What you are asked to do = Gather every line holding the string "seaborn".

(Collection entries)
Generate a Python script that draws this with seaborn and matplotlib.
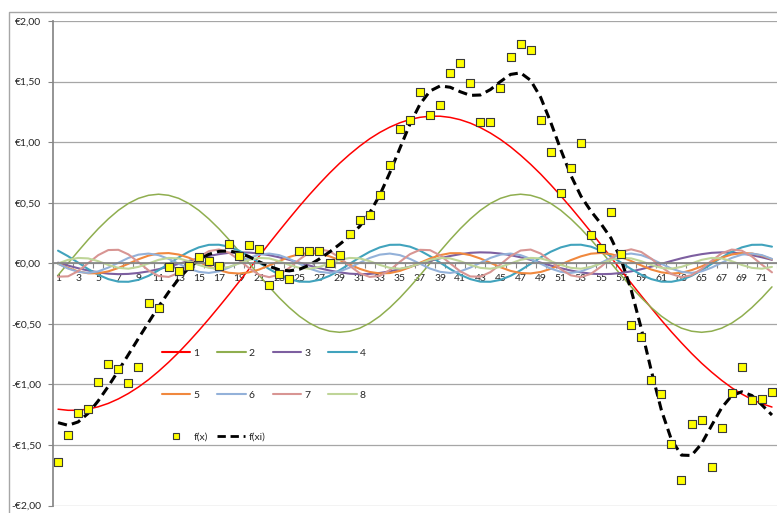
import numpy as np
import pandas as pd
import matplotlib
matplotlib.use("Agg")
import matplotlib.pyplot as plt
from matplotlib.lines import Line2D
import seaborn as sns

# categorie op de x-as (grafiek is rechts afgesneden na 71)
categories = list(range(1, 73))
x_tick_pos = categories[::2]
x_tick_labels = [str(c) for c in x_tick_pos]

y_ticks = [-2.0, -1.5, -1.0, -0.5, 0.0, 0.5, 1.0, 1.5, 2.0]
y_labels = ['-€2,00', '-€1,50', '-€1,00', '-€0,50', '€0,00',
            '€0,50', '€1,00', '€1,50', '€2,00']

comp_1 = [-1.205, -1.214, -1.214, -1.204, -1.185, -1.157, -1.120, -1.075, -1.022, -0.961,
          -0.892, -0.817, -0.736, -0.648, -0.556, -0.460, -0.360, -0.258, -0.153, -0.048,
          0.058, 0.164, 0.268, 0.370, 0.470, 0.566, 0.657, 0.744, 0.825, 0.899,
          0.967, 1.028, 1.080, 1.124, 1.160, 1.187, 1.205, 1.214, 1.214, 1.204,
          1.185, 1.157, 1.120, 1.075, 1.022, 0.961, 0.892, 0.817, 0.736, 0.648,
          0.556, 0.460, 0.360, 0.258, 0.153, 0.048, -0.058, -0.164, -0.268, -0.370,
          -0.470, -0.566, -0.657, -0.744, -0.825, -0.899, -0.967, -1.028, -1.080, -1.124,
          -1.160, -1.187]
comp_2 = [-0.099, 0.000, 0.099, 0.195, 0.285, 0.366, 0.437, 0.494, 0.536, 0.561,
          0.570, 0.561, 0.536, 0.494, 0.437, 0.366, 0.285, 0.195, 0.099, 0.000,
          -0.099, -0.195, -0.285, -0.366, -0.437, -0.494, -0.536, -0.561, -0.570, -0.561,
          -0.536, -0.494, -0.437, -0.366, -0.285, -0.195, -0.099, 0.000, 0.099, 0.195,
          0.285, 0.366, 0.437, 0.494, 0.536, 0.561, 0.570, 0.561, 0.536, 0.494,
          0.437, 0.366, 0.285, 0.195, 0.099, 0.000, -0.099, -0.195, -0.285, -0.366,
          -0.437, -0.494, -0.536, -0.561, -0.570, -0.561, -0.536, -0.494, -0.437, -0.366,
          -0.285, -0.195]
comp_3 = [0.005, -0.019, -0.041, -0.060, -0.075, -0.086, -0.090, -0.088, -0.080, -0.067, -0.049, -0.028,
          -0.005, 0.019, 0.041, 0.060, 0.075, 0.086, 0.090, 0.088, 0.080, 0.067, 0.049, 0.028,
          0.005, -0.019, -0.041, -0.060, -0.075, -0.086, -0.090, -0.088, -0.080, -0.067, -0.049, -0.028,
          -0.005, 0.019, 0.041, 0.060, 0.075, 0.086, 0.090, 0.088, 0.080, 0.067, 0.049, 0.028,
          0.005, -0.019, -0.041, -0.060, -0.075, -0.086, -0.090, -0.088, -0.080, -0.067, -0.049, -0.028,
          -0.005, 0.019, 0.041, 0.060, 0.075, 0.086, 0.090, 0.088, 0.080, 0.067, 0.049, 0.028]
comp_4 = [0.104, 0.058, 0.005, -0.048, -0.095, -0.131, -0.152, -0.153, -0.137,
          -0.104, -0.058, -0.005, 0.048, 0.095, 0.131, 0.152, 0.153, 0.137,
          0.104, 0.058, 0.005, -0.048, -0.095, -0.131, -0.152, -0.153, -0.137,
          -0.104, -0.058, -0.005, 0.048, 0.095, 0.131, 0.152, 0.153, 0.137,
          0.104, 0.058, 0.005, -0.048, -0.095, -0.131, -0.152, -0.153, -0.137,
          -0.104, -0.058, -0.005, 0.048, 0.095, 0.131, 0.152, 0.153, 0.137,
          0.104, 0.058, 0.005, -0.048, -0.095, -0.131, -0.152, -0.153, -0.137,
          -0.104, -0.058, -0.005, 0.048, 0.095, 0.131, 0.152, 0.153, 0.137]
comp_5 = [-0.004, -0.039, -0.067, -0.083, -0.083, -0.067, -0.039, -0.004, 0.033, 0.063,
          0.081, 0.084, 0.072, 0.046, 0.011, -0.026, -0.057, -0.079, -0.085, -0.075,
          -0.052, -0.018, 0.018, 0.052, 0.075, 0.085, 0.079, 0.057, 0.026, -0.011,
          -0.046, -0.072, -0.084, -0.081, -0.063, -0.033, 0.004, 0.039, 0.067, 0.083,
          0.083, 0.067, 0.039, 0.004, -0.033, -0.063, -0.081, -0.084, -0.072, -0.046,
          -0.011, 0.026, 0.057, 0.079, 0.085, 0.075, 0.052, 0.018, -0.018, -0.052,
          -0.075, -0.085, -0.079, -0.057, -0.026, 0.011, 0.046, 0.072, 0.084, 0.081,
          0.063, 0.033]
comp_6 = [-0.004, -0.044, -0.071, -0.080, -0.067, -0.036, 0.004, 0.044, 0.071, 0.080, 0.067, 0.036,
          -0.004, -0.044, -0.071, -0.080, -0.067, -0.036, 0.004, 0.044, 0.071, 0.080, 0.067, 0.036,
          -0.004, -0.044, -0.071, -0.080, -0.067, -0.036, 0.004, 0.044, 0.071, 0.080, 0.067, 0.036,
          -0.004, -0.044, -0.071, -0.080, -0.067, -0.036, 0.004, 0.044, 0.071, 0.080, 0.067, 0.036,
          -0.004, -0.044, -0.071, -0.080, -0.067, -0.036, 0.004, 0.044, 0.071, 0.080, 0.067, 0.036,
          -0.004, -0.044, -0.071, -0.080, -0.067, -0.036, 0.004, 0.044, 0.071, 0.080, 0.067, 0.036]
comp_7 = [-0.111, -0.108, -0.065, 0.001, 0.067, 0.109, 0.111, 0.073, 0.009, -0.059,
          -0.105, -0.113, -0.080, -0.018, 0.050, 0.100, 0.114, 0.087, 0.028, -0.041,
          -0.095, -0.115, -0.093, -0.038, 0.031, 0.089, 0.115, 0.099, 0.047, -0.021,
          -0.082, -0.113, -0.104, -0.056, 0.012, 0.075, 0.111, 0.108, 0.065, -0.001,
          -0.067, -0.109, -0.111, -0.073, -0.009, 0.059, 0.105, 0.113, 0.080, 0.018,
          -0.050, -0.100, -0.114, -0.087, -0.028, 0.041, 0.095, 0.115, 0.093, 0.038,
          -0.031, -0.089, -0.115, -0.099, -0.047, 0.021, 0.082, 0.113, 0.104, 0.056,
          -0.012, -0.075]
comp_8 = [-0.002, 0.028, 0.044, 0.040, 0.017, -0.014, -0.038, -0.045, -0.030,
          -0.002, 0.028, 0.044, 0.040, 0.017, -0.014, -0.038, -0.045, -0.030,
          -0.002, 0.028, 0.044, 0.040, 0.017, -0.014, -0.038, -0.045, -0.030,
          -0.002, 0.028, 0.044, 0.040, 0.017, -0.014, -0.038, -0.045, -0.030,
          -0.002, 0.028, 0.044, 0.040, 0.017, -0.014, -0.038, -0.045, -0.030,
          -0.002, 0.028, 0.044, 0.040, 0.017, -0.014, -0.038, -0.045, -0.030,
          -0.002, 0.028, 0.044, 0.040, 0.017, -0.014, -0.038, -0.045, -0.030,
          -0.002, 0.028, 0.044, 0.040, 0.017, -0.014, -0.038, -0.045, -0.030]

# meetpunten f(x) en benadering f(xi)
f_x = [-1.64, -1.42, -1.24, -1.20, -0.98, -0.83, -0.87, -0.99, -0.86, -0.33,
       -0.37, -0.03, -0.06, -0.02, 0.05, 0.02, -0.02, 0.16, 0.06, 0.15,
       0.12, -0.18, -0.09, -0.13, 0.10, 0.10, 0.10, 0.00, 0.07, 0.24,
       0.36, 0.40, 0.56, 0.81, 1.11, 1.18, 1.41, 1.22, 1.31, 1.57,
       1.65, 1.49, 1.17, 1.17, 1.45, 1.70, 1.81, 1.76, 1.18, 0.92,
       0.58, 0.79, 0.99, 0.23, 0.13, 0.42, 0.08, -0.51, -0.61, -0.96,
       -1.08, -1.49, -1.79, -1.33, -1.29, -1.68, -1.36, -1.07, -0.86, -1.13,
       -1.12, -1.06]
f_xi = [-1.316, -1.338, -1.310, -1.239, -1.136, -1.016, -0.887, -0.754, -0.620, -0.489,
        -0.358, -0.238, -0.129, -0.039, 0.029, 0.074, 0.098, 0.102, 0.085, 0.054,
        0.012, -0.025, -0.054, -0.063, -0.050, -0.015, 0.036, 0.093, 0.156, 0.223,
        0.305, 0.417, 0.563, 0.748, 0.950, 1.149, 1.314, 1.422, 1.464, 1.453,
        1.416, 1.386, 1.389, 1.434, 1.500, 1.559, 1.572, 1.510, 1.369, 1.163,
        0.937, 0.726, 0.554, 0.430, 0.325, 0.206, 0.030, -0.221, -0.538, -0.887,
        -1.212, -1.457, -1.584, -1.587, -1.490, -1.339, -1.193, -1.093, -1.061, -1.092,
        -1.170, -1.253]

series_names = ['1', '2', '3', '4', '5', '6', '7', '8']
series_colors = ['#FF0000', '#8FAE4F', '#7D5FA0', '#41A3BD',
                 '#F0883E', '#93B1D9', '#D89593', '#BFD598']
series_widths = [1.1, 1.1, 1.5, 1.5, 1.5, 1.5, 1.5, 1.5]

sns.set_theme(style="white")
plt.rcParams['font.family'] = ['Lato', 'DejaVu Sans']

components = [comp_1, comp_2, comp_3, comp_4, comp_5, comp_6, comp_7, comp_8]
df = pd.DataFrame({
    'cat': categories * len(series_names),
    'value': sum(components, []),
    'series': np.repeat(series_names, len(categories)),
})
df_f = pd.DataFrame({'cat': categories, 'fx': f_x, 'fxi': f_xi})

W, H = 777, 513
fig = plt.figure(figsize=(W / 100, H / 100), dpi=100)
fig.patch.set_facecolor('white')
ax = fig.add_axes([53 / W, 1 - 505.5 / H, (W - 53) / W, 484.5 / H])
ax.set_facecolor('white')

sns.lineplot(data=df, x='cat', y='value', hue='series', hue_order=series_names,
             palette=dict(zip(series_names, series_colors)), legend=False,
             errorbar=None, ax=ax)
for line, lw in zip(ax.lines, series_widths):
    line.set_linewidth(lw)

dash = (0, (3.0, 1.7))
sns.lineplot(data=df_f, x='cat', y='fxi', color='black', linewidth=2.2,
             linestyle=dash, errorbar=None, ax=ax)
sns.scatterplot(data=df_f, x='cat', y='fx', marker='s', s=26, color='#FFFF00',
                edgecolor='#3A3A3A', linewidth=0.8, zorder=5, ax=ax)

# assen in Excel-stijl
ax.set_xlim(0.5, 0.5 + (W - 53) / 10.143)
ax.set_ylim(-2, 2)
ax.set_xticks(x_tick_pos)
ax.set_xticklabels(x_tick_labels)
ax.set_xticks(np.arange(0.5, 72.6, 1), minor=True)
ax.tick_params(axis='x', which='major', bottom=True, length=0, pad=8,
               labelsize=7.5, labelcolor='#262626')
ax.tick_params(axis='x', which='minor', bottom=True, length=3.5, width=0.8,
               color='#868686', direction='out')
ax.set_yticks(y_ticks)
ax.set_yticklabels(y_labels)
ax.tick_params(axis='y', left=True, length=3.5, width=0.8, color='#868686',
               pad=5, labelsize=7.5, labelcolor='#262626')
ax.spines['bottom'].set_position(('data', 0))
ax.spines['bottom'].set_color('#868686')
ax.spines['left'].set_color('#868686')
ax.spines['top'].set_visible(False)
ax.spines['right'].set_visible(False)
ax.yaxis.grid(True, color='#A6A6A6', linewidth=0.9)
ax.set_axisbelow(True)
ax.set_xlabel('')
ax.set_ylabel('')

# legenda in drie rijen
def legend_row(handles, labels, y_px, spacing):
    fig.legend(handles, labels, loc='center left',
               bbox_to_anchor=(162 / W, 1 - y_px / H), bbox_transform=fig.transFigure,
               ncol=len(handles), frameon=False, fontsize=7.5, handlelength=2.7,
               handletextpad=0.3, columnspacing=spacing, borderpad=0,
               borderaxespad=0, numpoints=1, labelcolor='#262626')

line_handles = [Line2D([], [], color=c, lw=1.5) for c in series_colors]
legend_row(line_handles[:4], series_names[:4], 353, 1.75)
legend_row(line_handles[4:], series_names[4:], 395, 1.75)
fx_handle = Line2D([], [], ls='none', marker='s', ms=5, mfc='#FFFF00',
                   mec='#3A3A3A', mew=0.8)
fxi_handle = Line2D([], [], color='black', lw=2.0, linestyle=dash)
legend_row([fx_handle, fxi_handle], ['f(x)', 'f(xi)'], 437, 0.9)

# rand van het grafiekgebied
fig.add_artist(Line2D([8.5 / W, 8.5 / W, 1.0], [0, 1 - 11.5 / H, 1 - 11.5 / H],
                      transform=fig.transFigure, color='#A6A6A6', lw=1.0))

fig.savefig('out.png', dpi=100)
---
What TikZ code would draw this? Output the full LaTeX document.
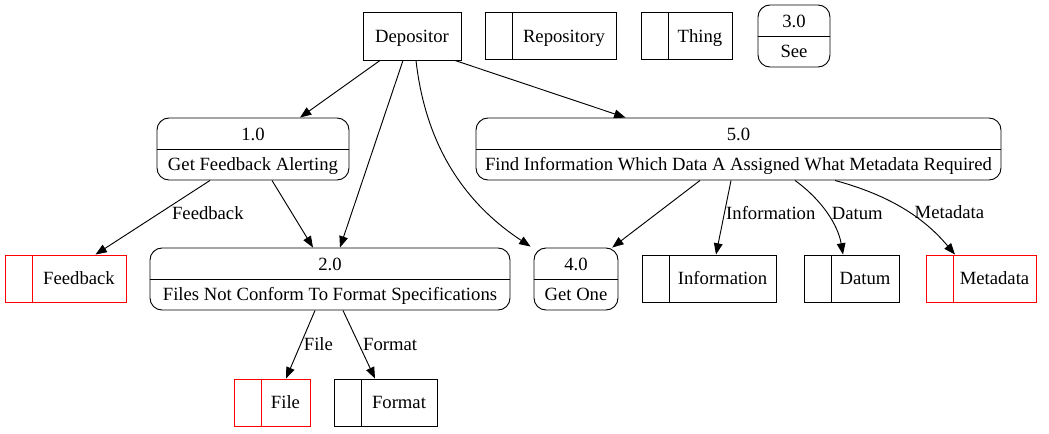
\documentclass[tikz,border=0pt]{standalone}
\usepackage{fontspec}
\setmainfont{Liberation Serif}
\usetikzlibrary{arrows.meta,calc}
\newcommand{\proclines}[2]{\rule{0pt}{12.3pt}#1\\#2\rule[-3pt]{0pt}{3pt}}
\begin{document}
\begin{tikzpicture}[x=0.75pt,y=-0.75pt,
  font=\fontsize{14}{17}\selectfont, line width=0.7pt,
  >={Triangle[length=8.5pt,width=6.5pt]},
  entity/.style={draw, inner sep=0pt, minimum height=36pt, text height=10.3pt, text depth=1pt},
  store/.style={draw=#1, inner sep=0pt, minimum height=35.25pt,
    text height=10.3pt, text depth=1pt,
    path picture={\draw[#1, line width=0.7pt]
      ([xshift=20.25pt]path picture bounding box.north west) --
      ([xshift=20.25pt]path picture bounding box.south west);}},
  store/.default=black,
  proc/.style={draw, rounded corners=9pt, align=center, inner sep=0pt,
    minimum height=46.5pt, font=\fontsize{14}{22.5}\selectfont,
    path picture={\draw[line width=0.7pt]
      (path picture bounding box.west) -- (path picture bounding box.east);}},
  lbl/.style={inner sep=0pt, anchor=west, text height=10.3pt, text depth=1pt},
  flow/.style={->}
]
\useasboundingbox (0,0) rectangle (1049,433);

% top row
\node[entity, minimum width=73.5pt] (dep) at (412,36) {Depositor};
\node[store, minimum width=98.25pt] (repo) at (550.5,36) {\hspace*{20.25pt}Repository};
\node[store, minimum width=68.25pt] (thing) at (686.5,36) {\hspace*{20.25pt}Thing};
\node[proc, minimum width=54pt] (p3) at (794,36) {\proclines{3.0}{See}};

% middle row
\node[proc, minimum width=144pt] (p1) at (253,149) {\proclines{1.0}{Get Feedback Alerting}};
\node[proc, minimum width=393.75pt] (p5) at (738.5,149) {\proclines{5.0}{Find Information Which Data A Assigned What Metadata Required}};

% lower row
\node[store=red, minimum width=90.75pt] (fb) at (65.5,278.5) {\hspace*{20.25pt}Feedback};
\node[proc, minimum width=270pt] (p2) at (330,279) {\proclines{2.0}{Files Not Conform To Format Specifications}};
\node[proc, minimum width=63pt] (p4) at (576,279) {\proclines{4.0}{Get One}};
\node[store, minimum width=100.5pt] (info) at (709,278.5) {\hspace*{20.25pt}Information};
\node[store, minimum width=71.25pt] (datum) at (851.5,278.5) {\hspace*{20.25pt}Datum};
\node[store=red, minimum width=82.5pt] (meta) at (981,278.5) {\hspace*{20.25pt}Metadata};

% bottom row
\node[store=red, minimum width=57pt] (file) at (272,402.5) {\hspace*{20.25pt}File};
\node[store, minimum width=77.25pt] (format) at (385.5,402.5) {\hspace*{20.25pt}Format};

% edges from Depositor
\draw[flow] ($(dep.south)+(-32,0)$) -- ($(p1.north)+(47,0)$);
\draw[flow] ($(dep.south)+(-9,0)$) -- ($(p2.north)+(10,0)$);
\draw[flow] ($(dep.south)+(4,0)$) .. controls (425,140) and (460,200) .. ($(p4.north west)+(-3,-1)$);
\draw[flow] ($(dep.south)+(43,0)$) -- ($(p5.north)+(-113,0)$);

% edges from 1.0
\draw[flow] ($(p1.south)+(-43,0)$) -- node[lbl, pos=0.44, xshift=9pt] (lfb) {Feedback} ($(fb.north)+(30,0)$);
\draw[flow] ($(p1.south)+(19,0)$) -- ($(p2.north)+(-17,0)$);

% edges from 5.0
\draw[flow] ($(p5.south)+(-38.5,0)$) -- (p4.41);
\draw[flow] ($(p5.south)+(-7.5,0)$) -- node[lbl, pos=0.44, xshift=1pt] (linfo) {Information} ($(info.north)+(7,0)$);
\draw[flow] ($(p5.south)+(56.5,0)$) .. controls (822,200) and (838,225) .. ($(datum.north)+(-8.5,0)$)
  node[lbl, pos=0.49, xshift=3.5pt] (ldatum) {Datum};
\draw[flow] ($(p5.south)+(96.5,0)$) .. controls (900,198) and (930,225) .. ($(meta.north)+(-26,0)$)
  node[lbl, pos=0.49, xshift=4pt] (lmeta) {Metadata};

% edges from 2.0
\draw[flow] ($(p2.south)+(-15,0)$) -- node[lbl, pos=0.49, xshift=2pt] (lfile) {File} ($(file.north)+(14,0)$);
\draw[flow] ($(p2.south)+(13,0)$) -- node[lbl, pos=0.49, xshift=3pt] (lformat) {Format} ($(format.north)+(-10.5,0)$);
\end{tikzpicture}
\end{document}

Solution to this problem =
Generate a Python script that draws this with seaborn and matplotlib.
import seaborn as sns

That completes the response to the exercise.